• **What is being asked**
Repeat the listing that follows, character for character, minus the pictures.

• **Raw data**
········

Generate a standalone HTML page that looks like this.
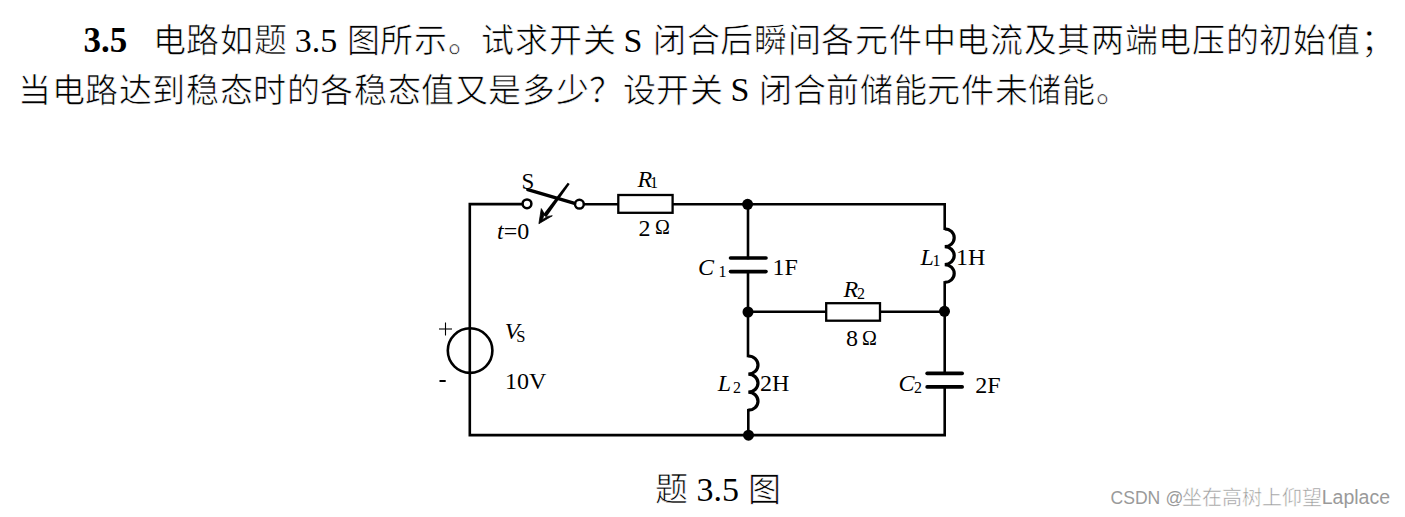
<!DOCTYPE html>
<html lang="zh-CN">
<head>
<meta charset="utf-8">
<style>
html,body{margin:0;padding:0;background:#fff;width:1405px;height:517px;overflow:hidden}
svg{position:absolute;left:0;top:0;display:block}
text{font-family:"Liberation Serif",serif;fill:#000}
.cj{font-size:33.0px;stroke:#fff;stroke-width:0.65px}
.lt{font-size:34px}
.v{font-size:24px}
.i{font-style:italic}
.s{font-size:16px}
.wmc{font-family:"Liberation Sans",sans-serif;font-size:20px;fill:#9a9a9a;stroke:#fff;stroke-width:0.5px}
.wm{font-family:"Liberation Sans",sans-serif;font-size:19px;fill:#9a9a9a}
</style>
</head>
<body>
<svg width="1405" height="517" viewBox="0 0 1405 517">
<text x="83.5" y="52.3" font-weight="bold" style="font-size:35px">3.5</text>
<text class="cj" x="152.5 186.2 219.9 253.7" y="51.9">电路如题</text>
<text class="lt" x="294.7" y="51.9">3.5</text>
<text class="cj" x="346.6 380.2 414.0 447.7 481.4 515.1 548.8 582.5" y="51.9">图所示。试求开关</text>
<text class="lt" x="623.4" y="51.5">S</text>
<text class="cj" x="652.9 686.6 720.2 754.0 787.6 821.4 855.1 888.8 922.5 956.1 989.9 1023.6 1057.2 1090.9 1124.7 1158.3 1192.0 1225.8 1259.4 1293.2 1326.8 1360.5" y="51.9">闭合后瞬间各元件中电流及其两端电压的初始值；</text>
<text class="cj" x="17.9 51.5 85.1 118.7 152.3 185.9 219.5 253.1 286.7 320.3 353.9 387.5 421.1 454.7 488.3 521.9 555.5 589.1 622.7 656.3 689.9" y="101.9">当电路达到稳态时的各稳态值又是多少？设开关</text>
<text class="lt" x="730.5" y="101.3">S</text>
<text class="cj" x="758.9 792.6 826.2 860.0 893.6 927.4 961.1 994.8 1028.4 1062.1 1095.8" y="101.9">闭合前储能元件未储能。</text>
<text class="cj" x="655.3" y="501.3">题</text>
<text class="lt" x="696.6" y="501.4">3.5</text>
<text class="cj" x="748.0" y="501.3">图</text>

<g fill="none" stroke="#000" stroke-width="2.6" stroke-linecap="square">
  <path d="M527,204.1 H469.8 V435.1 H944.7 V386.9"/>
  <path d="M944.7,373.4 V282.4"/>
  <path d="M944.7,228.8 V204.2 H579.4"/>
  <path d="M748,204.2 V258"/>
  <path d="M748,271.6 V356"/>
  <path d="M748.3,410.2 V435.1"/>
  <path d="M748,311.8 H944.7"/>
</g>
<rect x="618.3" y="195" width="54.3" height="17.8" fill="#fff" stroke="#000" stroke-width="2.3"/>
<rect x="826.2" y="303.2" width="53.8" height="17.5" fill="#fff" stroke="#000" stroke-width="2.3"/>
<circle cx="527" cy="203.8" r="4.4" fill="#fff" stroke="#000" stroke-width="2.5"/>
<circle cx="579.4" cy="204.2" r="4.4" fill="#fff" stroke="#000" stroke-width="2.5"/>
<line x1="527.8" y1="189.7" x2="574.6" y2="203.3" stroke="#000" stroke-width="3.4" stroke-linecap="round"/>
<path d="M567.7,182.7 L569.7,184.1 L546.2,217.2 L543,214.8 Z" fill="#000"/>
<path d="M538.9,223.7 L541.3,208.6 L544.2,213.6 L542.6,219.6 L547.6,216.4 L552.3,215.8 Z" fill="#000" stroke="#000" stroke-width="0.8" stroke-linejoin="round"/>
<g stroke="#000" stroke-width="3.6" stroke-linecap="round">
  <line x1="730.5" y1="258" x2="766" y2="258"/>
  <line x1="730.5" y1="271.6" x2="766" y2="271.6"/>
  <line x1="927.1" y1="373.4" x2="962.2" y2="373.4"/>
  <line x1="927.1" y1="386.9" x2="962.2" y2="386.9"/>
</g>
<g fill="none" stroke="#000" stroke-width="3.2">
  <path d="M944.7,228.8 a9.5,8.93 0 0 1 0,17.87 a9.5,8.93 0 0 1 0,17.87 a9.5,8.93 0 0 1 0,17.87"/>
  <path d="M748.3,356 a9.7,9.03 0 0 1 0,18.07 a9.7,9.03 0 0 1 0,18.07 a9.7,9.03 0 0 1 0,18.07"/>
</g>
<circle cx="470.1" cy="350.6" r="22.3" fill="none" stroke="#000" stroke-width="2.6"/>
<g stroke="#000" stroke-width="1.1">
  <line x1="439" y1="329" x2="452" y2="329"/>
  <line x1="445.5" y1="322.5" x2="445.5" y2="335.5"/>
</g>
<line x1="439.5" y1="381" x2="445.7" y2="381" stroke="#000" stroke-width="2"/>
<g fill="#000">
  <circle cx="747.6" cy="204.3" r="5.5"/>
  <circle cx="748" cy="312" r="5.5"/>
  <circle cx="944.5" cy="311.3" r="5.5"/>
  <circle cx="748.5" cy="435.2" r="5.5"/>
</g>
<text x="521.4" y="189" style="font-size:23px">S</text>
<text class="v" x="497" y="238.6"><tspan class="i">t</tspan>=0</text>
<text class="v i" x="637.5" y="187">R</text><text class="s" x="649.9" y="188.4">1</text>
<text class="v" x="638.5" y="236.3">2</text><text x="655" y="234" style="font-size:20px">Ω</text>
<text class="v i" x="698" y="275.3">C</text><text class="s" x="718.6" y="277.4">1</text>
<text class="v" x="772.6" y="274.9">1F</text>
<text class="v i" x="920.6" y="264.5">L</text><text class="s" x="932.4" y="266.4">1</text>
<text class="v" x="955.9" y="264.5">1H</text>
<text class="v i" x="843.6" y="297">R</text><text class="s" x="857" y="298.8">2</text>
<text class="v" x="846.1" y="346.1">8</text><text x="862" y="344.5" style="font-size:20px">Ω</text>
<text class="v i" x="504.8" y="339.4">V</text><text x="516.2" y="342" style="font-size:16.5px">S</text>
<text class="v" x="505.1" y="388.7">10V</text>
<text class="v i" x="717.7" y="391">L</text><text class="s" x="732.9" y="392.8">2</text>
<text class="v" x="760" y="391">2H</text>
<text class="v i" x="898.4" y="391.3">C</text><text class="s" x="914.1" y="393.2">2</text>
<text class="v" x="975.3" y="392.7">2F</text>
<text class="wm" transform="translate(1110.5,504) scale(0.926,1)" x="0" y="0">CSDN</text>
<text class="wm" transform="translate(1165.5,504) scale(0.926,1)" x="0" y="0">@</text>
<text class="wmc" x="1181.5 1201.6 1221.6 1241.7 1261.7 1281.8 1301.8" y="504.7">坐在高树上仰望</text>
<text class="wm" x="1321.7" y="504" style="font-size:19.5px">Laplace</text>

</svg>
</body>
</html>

········

• **Written answer**
Generate a standalone HTML page that looks like this.
<!DOCTYPE html>
<html lang="zh-CN">
<head>
<meta charset="utf-8">
<style>
html,body{margin:0;padding:0;background:#fff;width:1405px;height:517px;overflow:hidden}
svg{position:absolute;left:0;top:0;display:block}
text{font-family:"Liberation Serif",serif;fill:#000}
.cj{font-size:33.0px;stroke:#fff;stroke-width:0.65px}
.lt{font-size:34px}
.v{font-size:24px}
.i{font-style:italic}
.s{font-size:16px}
.wmc{font-family:"Liberation Sans",sans-serif;font-size:20px;fill:#9a9a9a;stroke:#fff;stroke-width:0.5px}
.wm{font-family:"Liberation Sans",sans-serif;font-size:19px;fill:#9a9a9a}
</style>
</head>
<body>
<svg width="1405" height="517" viewBox="0 0 1405 517">
<text x="83.5" y="52.3" font-weight="bold" style="font-size:35px">3.5</text>
<text class="cj" x="152.5 186.2 219.9 253.7" y="51.9">电路如题</text>
<text class="lt" x="294.7" y="51.9">3.5</text>
<text class="cj" x="346.6 380.2 414.0 447.7 481.4 515.1 548.8 582.5" y="51.9">图所示。试求开关</text>
<text class="lt" x="623.4" y="51.5">S</text>
<text class="cj" x="652.9 686.6 720.2 754.0 787.6 821.4 855.1 888.8 922.5 956.1 989.9 1023.6 1057.2 1090.9 1124.7 1158.3 1192.0 1225.8 1259.4 1293.2 1326.8 1360.5" y="51.9">闭合后瞬间各元件中电流及其两端电压的初始值；</text>
<text class="cj" x="17.9 51.5 85.1 118.7 152.3 185.9 219.5 253.1 286.7 320.3 353.9 387.5 421.1 454.7 488.3 521.9 555.5 589.1 622.7 656.3 689.9" y="101.9">当电路达到稳态时的各稳态值又是多少？设开关</text>
<text class="lt" x="730.5" y="101.3">S</text>
<text class="cj" x="758.9 792.6 826.2 860.0 893.6 927.4 961.1 994.8 1028.4 1062.1 1095.8" y="101.9">闭合前储能元件未储能。</text>
<text class="cj" x="655.3" y="501.3">题</text>
<text class="lt" x="696.6" y="501.4">3.5</text>
<text class="cj" x="748.0" y="501.3">图</text>

<g fill="none" stroke="#000" stroke-width="2.6" stroke-linecap="square">
  <path d="M527,204.1 H469.8 V435.1 H944.7 V386.9"/>
  <path d="M944.7,373.4 V282.4"/>
  <path d="M944.7,228.8 V204.2 H579.4"/>
  <path d="M748,204.2 V258"/>
  <path d="M748,271.6 V356"/>
  <path d="M748.3,410.2 V435.1"/>
  <path d="M748,311.8 H944.7"/>
</g>
<rect x="618.3" y="195" width="54.3" height="17.8" fill="#fff" stroke="#000" stroke-width="2.3"/>
<rect x="826.2" y="303.2" width="53.8" height="17.5" fill="#fff" stroke="#000" stroke-width="2.3"/>
<circle cx="527" cy="203.8" r="4.4" fill="#fff" stroke="#000" stroke-width="2.5"/>
<circle cx="579.4" cy="204.2" r="4.4" fill="#fff" stroke="#000" stroke-width="2.5"/>
<line x1="527.8" y1="189.7" x2="574.6" y2="203.3" stroke="#000" stroke-width="3.4" stroke-linecap="round"/>
<path d="M567.7,182.7 L569.7,184.1 L546.2,217.2 L543,214.8 Z" fill="#000"/>
<path d="M538.9,223.7 L541.3,208.6 L544.2,213.6 L542.6,219.6 L547.6,216.4 L552.3,215.8 Z" fill="#000" stroke="#000" stroke-width="0.8" stroke-linejoin="round"/>
<g stroke="#000" stroke-width="3.6" stroke-linecap="round">
  <line x1="730.5" y1="258" x2="766" y2="258"/>
  <line x1="730.5" y1="271.6" x2="766" y2="271.6"/>
  <line x1="927.1" y1="373.4" x2="962.2" y2="373.4"/>
  <line x1="927.1" y1="386.9" x2="962.2" y2="386.9"/>
</g>
<g fill="none" stroke="#000" stroke-width="3.2">
  <path d="M944.7,228.8 a9.5,8.93 0 0 1 0,17.87 a9.5,8.93 0 0 1 0,17.87 a9.5,8.93 0 0 1 0,17.87"/>
  <path d="M748.3,356 a9.7,9.03 0 0 1 0,18.07 a9.7,9.03 0 0 1 0,18.07 a9.7,9.03 0 0 1 0,18.07"/>
</g>
<circle cx="470.1" cy="350.6" r="22.3" fill="none" stroke="#000" stroke-width="2.6"/>
<g stroke="#000" stroke-width="1.1">
  <line x1="439" y1="329" x2="452" y2="329"/>
  <line x1="445.5" y1="322.5" x2="445.5" y2="335.5"/>
</g>
<line x1="439.5" y1="381" x2="445.7" y2="381" stroke="#000" stroke-width="2"/>
<g fill="#000">
  <circle cx="747.6" cy="204.3" r="5.5"/>
  <circle cx="748" cy="312" r="5.5"/>
  <circle cx="944.5" cy="311.3" r="5.5"/>
  <circle cx="748.5" cy="435.2" r="5.5"/>
</g>
<text x="521.4" y="189" style="font-size:23px">S</text>
<text class="v" x="497" y="238.6"><tspan class="i">t</tspan>=0</text>
<text class="v i" x="637.5" y="187">R</text><text class="s" x="649.9" y="188.4">1</text>
<text class="v" x="638.5" y="236.3">2</text><text x="655" y="234" style="font-size:20px">Ω</text>
<text class="v i" x="698" y="275.3">C</text><text class="s" x="718.6" y="277.4">1</text>
<text class="v" x="772.6" y="274.9">1F</text>
<text class="v i" x="920.6" y="264.5">L</text><text class="s" x="932.4" y="266.4">1</text>
<text class="v" x="955.9" y="264.5">1H</text>
<text class="v i" x="843.6" y="297">R</text><text class="s" x="857" y="298.8">2</text>
<text class="v" x="846.1" y="346.1">8</text><text x="862" y="344.5" style="font-size:20px">Ω</text>
<text class="v i" x="504.8" y="339.4">V</text><text x="516.2" y="342" style="font-size:16.5px">S</text>
<text class="v" x="505.1" y="388.7">10V</text>
<text class="v i" x="717.7" y="391">L</text><text class="s" x="732.9" y="392.8">2</text>
<text class="v" x="760" y="391">2H</text>
<text class="v i" x="898.4" y="391.3">C</text><text class="s" x="914.1" y="393.2">2</text>
<text class="v" x="975.3" y="392.7">2F</text>
<text class="wm" transform="translate(1110.5,504) scale(0.926,1)" x="0" y="0">CSDN</text>
<text class="wm" transform="translate(1165.5,504) scale(0.926,1)" x="0" y="0">@</text>
<text class="wmc" x="1181.5 1201.6 1221.6 1241.7 1261.7 1281.8 1301.8" y="504.7">坐在高树上仰望</text>
<text class="wm" x="1321.7" y="504" style="font-size:19.5px">Laplace</text>

</svg>
</body>
</html>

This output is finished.